BBC presenter Michael Buerk has said that obese people should be left alone by NHS to save money.
The former I’m A Celebrity contestant said fat people should be allowed to indulge if they want to, adding that they are ‘weak, not ill.’
He also said that fat people may be making a ‘selfless sacrifice’ to stop the country from being overpopulated if they pass away ten years earlier than those who are not obese.
The journalist wrote in the Radio Times magazine that he doesn’t believe obesity should be considered a disease.
Buerk also said that branding it a disease will only encourage fat people to seek treatment. He disagrees with the idea of calling it a disease to ‘reduce the stigma of fatness,’ adding: “You’re fat because you eat too much.”
He also queried Public Health England’s claim that obesity-related and overweight ill-health costs the NHS £6.1 billion per year.
“Who can calculate how much an obese person would have cost if they were slim?” he said.
“How much would he or she cost if, instead of keeling over with a heart attack at 52, they live to a ripe, dementia-ridden old age, requiring decades of expensive care? (In any case, VAT on takeaways, confectionery and fizzy drinks more than covers it.)”

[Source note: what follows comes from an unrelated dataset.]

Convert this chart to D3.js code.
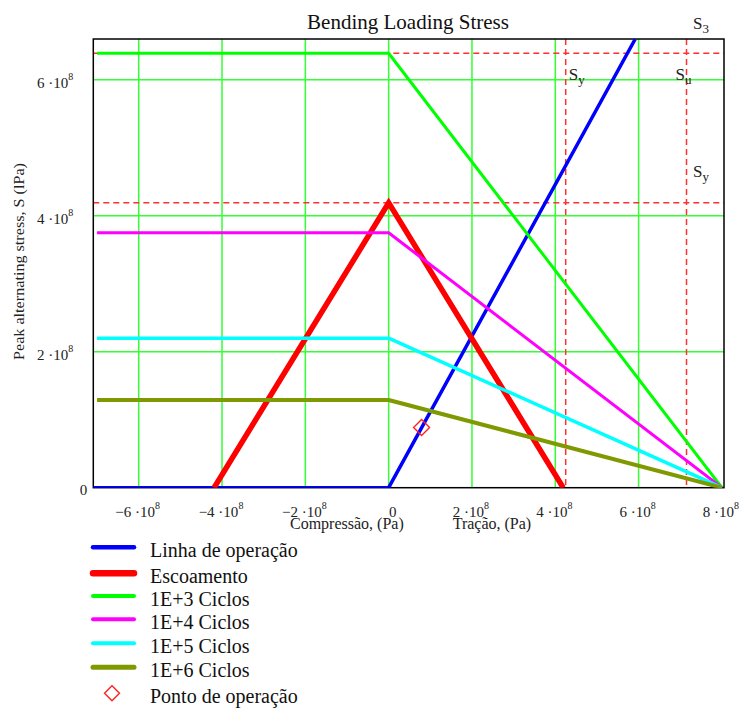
<!DOCTYPE html>
<html>
<head>
<meta charset="utf-8">
<script src="https://cdn.jsdelivr.net/npm/d3@7"></script>
<style>
  html, body { margin: 0; padding: 0; background: #fff; }
  svg { display: block; font-family: "Liberation Serif", "DejaVu Serif", serif; }
</style>
</head>
<body>
<svg id="chart" width="744" height="709"></svg>
<script>
// ---------- data ----------
const title = "Bending Loading Stress";
const yAxisLabel = "Peak alternating stress, S (lPa)";
const xLabelLeft = "Compressão, (Pa)";
const xLabelRight = "Tração, (Pa)";

const xDomain = [-7.09e8, 8.05e8];
const yDomain = [0, 6.6e8];
const xTicks = [-6e8, -4e8, -2e8, 0, 2e8, 4e8, 6e8, 8e8];
const yTicks = [0, 2e8, 4e8, 6e8];

// reference lines (dashed)
const hMarkers = [4.19e8, 6.39e8];        // Sy, S3
const vMarkers = [4.25e8, 7.15e8];        // Sy, Su

// series
const opLineX = [-7.09e8, 0, 5.92e8];
const opLineY = [0, 0, 6.6e8];
const yieldX = [-4.19e8, 0, 4.19e8];
const yieldY = [0, 4.19e8, 0];
const cycleNames = ["1E+3 Ciclos", "1E+4 Ciclos", "1E+5 Ciclos", "1E+6 Ciclos"];
const cycleLevels = [6.39e8, 3.75e8, 2.2e8, 1.29e8];
const cycleX = [-7.0e8, 0, 8e8];
const opPoint = [0.79e8, 0.885e8];

const legendNames = ["Linha de operação", "Escoamento", "1E+3 Ciclos", "1E+4 Ciclos", "1E+5 Ciclos", "1E+6 Ciclos", "Ponto de operação"];

// ---------- styles ----------
const colors = {
  op: "#0000ff", yield: "#ff0000",
  cycles: ["#00ff00", "#ff00ff", "#00ffff", "#7f9900"],
  grid: "#33ff33", dash: "#ff3030"
};
const widths = { op: 3.5, yield: 5.5, cycles: [3, 3, 3.5, 4] };

// ---------- layout ----------
const svg = d3.select("#chart");
const L = 93.3, R = 724, T = 39, B = 487.7;
const x = d3.scaleLinear().domain(xDomain).range([L, R]);
const y = d3.scaleLinear().domain(yDomain).range([B, T]);

svg.append("rect").attr("width", 744).attr("height", 709).attr("fill", "#fff");

svg.append("defs").append("clipPath").attr("id", "clip")
  .append("rect").attr("x", L).attr("y", T).attr("width", R - L).attr("height", B - T);

// grid
const grid = svg.append("g");
grid.selectAll(".gx").data(xTicks.filter(d => d > xDomain[0] && d < 7.9e8)).join("line")
  .attr("x1", d => x(d)).attr("x2", d => x(d)).attr("y1", T).attr("y2", B)
  .attr("stroke", colors.grid).attr("stroke-width", 1.5);
grid.selectAll(".gy").data(yTicks.filter(d => d > 0)).join("line")
  .attr("x1", L).attr("x2", R).attr("y1", d => y(d)).attr("y2", d => y(d))
  .attr("stroke", colors.grid).attr("stroke-width", 1.5);

// dashed markers
const dash = svg.append("g");
dash.selectAll(".h").data(hMarkers).join("line")
  .attr("x1", L).attr("x2", R).attr("y1", d => y(d)).attr("y2", d => y(d))
  .attr("stroke", colors.dash).attr("stroke-width", 1.5).attr("stroke-dasharray", "6,4");
dash.selectAll(".v").data(vMarkers).join("line")
  .attr("x1", d => x(d)).attr("x2", d => x(d)).attr("y1", T).attr("y2", B)
  .attr("stroke", colors.dash).attr("stroke-width", 1.5).attr("stroke-dasharray", "6,4");

// frame
svg.append("rect").attr("x", L).attr("y", T).attr("width", R - L).attr("height", B - T)
  .attr("fill", "none").attr("stroke", "#000").attr("stroke-width", 1.5);

// series
const line = d3.line().x(d => x(d[0])).y(d => y(d[1]));
const plot = svg.append("g").attr("clip-path", "url(#clip)");

plot.append("path").datum(opLineX.map((v, i) => [v, opLineY[i]]))
  .attr("d", line).attr("fill", "none").attr("stroke", colors.op).attr("stroke-width", widths.op);
plot.append("path").datum(yieldX.map((v, i) => [v, yieldY[i]]))
  .attr("d", line).attr("fill", "none").attr("stroke", colors.yield).attr("stroke-width", widths.yield);
cycleLevels.forEach((lv, i) => {
  plot.append("path").datum([[cycleX[0], lv], [cycleX[1], lv], [cycleX[2], 0]])
    .attr("d", line).attr("fill", "none").attr("stroke", colors.cycles[i])
    .attr("stroke-width", widths.cycles[i]).attr("stroke-linejoin", "round");
});

// operating point diamond
function diamond(g, cx, cy, r) {
  g.append("path")
    .attr("d", `M${cx},${cy - r}L${cx + r},${cy}L${cx},${cy + r}L${cx - r},${cy}Z`)
    .attr("fill", "none").attr("stroke", "#ff2020").attr("stroke-width", 1.4);
}
diamond(svg, x(opPoint[0]), y(opPoint[1]), 8);

// tick labels
function expLabel(g, v, px, py, anchor) {
  const t = g.append("text").attr("x", px).attr("y", py).attr("text-anchor", anchor)
    .attr("font-size", 15).attr("fill", "#222");
  if (v === 0) { t.text("0"); return t; }
  const m = v / 1e8;
  t.append("tspan").text((m < 0 ? "\u2212" : "") + Math.abs(m) + " \u00b710");
  t.append("tspan").attr("dy", -8).attr("font-size", 10).text("8");
  return t;
}
const tl = svg.append("g");
xTicks.forEach(v => expLabel(tl, v, x(v) + (v === 0 ? 4 : -1), B + 29, "middle"));
yTicks.forEach(v => {
  if (v === 0) expLabel(tl, v, L - 6, y(v) + 7, "end");
  else expLabel(tl, v, L - 20, y(v) + 8.5, "end");
});

// axis labels
svg.append("text").attr("x", 290).attr("y", B + 41).attr("font-size", 16).attr("fill", "#222").text(xLabelLeft);
svg.append("text").attr("x", 452.7).attr("y", B + 41).attr("font-size", 16).attr("fill", "#222").text(xLabelRight);
svg.append("text").attr("transform", `translate(24,${(163 + 360) / 2}) rotate(-90)`)
  .attr("text-anchor", "middle").attr("font-size", 15.5).attr("fill", "#222")
  .attr("textLength", 197).attr("lengthAdjust", "spacingAndGlyphs").text(yAxisLabel);

// title
svg.append("text").attr("x", 408).attr("y", 29).attr("text-anchor", "middle")
  .attr("font-size", 21).attr("fill", "#111").text(title);

// marker labels (S with subscript)
function sLabel(px, py, sub) {
  const t = svg.append("text").attr("x", px).attr("y", py).attr("font-size", 17).attr("fill", "#222");
  t.append("tspan").text("S");
  t.append("tspan").attr("dy", 4).attr("font-size", 13).text(sub);
}
sLabel(x(xDomain[1]) - 31, 29, "3");
sLabel(x(vMarkers[0]) + 3, 80, "y");
sLabel(x(vMarkers[1]) - 11, 80, "u");
sLabel(x(xDomain[1]) - 31, 177, "y");

// legend
const lg = svg.append("g");
const legColors = [colors.op, colors.yield].concat(colors.cycles);
const legWidths = [4.5, 6.5, 4, 4, 4, 5];
const legY = [547.3, 573.3, 596, 619.3, 643.3, 667.3, 693.3];
legendNames.forEach((name, i) => {
  if (i < 6) {
    lg.append("line").attr("x1", 93).attr("x2", 134).attr("y1", legY[i]).attr("y2", legY[i])
      .attr("stroke", legColors[i]).attr("stroke-width", legWidths[i]).attr("stroke-linecap", "round");
  } else {
    diamond(lg, 112, legY[i], 7.5);
  }
  lg.append("text").attr("x", 150).attr("y", legY[i] + (i < 6 ? 9.5 : 9.5))
    .attr("font-size", 20).attr("fill", "#111").text(name);
});
</script>
</body>
</html>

Buerk also said that the “freedom to make bad choices is what personal autonomy, indeed democracy, is all about,” and asked “who is to say longevity is the ultimate goal in life?”
He added: “Let us positively re-frame the argument.
“The obese will die a decade earlier than the rest of us; see it as a selfless sacrifice in the fight against demographic imbalance, overpopulation and climate change.
“Give them the facts to make informed decisions, by all means, ‘nudge’ all you like, but in the end – leave couch potatoes alone. They’re weak, not ill.”
The NHS estimates that one in five children aged 10 to 11 are obese and almost one-third of adults in Britain are obese.